In the domestic arena, can Ronny Deila realistically expect to survive for another 12 months? Just last week some were wondering whether he would last long enough to see in 2016 as Celtic manager. He is perpetually operating on the brink but seems to be able to ward off crises with timely results. He will, of course, need to win the league at the very least if he wishes to prolong his stay in Scotland. Whether he does or not is linked to whether Aberdeen can drum up another head of steam as they seek to dislodge their rivals from the top. Many feel they should have done so already.

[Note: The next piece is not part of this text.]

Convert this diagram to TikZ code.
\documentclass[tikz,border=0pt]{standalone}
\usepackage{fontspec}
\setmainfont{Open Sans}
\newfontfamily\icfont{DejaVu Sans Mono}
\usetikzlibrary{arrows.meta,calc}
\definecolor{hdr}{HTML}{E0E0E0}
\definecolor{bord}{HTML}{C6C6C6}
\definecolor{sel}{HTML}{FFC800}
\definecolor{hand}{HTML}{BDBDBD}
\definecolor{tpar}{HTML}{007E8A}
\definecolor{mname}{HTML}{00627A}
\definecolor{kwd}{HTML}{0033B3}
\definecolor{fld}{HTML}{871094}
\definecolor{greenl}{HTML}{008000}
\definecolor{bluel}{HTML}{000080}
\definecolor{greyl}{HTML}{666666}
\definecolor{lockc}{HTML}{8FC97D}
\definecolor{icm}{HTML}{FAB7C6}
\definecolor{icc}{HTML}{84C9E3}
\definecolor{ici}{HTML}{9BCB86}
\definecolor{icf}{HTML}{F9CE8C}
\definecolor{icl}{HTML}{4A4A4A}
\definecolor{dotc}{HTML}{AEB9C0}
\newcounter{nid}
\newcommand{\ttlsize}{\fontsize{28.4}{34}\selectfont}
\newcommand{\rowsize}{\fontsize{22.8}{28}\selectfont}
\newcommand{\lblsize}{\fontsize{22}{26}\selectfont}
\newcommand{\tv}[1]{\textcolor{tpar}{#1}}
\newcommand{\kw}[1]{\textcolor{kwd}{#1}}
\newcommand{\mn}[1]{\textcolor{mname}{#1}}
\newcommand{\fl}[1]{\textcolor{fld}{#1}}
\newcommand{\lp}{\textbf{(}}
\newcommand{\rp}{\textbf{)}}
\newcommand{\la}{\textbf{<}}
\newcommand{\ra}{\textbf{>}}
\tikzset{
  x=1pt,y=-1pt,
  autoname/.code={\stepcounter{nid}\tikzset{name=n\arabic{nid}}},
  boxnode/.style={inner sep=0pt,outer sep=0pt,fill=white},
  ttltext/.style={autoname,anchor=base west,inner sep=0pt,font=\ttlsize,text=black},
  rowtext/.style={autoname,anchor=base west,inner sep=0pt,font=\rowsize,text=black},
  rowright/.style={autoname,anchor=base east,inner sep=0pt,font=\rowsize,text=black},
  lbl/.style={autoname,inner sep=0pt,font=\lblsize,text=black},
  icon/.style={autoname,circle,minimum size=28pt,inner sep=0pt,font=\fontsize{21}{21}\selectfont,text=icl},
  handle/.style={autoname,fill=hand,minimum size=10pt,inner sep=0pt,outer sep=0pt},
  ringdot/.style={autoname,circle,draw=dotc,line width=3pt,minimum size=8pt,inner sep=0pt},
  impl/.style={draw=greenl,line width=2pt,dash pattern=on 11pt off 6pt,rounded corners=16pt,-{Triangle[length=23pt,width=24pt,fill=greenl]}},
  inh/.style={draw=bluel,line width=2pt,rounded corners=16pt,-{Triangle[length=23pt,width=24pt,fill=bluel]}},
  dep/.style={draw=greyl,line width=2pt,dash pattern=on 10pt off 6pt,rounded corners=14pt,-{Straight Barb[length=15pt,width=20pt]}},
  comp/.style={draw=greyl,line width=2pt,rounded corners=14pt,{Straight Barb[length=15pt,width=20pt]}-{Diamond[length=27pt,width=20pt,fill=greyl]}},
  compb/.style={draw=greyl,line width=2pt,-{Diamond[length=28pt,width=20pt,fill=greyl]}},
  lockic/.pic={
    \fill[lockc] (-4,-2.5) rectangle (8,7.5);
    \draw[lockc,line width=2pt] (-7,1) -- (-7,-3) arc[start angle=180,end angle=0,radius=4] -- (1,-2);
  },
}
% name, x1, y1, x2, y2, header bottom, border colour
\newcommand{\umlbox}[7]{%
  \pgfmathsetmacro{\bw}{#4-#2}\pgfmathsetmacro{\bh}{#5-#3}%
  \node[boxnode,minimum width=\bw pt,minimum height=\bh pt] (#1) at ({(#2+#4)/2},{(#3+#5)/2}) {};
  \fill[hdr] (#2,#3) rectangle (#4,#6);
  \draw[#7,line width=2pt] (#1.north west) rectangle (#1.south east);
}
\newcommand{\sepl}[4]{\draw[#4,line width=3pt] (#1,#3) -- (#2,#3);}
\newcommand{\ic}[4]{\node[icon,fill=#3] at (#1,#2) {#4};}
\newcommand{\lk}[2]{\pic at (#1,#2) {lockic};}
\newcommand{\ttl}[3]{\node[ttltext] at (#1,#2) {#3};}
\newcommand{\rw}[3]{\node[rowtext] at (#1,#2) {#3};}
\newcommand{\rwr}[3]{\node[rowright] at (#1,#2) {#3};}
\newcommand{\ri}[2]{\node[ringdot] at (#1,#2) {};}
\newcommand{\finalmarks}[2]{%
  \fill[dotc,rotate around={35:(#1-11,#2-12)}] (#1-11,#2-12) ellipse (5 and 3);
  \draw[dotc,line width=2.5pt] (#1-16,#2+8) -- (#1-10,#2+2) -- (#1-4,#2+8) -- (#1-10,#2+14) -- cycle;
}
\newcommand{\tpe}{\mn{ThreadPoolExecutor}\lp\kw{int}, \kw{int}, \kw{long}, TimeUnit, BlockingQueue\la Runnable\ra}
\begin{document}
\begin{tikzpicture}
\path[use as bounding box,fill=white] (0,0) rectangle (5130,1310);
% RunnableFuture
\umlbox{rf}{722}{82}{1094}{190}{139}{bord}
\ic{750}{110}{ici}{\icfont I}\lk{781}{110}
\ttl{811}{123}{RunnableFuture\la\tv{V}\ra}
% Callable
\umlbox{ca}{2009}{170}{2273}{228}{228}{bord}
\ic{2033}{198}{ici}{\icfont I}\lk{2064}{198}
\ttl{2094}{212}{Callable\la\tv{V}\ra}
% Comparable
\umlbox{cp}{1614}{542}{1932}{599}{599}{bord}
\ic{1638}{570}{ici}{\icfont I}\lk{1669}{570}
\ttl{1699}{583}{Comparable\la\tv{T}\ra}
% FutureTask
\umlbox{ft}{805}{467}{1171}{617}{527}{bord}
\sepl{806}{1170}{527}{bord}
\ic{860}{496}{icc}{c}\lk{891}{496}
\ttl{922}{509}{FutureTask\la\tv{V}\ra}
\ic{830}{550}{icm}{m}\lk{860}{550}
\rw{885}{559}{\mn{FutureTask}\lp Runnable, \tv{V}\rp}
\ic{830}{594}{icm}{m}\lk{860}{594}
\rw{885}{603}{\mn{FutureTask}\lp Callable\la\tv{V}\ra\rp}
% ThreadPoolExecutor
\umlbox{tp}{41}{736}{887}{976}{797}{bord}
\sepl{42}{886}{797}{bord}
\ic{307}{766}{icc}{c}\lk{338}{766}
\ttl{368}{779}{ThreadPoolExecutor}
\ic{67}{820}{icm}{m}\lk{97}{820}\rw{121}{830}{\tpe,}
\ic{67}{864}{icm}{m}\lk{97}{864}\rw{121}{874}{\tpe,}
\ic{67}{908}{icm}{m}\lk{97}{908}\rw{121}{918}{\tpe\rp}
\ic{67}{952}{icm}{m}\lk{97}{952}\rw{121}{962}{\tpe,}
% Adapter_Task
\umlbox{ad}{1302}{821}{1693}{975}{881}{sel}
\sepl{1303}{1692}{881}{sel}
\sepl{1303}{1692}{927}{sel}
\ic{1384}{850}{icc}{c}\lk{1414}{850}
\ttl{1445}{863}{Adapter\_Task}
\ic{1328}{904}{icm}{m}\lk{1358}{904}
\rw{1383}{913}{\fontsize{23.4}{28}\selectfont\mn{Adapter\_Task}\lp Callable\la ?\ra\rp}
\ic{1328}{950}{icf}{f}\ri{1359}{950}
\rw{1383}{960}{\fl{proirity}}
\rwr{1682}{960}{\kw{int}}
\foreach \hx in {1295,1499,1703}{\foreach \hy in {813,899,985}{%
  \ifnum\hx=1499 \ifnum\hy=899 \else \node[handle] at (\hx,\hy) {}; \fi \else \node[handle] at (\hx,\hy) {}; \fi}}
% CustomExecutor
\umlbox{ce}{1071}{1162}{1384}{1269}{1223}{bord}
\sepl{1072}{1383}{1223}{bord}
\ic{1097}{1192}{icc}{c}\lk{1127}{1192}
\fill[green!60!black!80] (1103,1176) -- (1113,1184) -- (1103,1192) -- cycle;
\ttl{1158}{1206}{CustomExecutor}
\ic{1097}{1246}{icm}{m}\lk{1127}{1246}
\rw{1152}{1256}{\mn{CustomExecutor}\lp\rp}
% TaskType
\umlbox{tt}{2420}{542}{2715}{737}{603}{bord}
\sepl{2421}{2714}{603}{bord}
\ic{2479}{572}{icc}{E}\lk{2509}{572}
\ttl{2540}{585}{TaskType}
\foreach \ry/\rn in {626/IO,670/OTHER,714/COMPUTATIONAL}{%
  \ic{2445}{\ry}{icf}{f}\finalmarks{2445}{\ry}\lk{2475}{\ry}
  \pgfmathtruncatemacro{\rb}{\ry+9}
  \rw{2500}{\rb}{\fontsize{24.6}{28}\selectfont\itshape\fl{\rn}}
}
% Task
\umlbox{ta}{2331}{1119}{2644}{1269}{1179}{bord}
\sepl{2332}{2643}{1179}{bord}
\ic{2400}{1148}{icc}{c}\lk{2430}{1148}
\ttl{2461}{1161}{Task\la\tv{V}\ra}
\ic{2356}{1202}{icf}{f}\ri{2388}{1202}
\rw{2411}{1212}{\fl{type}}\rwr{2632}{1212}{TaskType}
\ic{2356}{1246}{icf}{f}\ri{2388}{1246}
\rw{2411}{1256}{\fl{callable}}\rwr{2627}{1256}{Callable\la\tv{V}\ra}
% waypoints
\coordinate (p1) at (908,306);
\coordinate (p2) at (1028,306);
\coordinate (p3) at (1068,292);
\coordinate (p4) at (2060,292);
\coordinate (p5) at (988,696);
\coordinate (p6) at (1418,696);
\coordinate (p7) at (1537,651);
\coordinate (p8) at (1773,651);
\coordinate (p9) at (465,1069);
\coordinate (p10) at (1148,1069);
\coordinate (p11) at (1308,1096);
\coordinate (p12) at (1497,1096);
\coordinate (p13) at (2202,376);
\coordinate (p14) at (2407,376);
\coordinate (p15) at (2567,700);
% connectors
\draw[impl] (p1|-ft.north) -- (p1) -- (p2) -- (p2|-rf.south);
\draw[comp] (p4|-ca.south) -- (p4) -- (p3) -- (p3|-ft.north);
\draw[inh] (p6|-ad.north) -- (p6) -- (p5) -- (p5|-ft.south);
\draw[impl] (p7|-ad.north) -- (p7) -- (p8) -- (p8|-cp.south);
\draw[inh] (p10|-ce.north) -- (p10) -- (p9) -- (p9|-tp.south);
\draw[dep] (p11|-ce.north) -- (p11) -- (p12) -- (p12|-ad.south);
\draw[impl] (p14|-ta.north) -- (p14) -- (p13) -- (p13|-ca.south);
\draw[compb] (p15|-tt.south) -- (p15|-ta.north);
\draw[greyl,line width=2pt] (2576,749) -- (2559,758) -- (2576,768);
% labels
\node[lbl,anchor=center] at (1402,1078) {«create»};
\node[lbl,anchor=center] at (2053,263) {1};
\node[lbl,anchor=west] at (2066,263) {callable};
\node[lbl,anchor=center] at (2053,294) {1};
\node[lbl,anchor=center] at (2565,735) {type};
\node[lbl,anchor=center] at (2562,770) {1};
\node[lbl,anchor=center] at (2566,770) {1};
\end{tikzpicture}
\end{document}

But two home draws in succession while Celtic have themselves dropped five points out of six does not suggest Derek McInnes’s side are ruthless enough to become the first non-Old Firm team to win the title since they last finished top, back in 1985. But with Celtic’s still brittle back line, anything is liable to happen. Aberdeen should know they might never get a better chance of lifting the title.
In a division further down, it is likely to go the wire. Rangers and Hibs have been joined by a third rival in Falkirk in recent days, with Peter Houston’s side having made stealth-like progress to finish 2015 as the second-placed team in the division. It is strange because Hibs have earned deserved applause in recent weeks for the way they have cut Rangers’ lead at the top. Alan Stubbs’ side failed in their bid to overhaul Rangers earlier this week but their manager labelled this attempt as a “free hit”. They still have to play the Ibrox side once more, at home. Expect them to win this one. Expect them also to finish first, with Rangers condemned to another challenging play-off experience.
As for the team falling into the Championship from the Premiership, can Dundee United and Mixu Paatelainen turn things around enough to maintain their top-flight status? Ten points adrift of 11th place at Hogmanay is a lonely place to be, but they do have a Dundee derby, and its motivating properties, to look forward to tomorrow. It is being played at Dens, one of their favourite venues, too.
A win there, and who knows? They might not survive but expect them to have significantly cut the gap at the bottom come May. Still, it does seem almost certain that the Tannadice club will be the ones propping up the Premiership when the season ends while Rangers may well miss out on promotion back to the top flight yet again.
Which means we can look forward to something else that is almost guaranteed in 2016 – more bleeding talk of league reconstruction.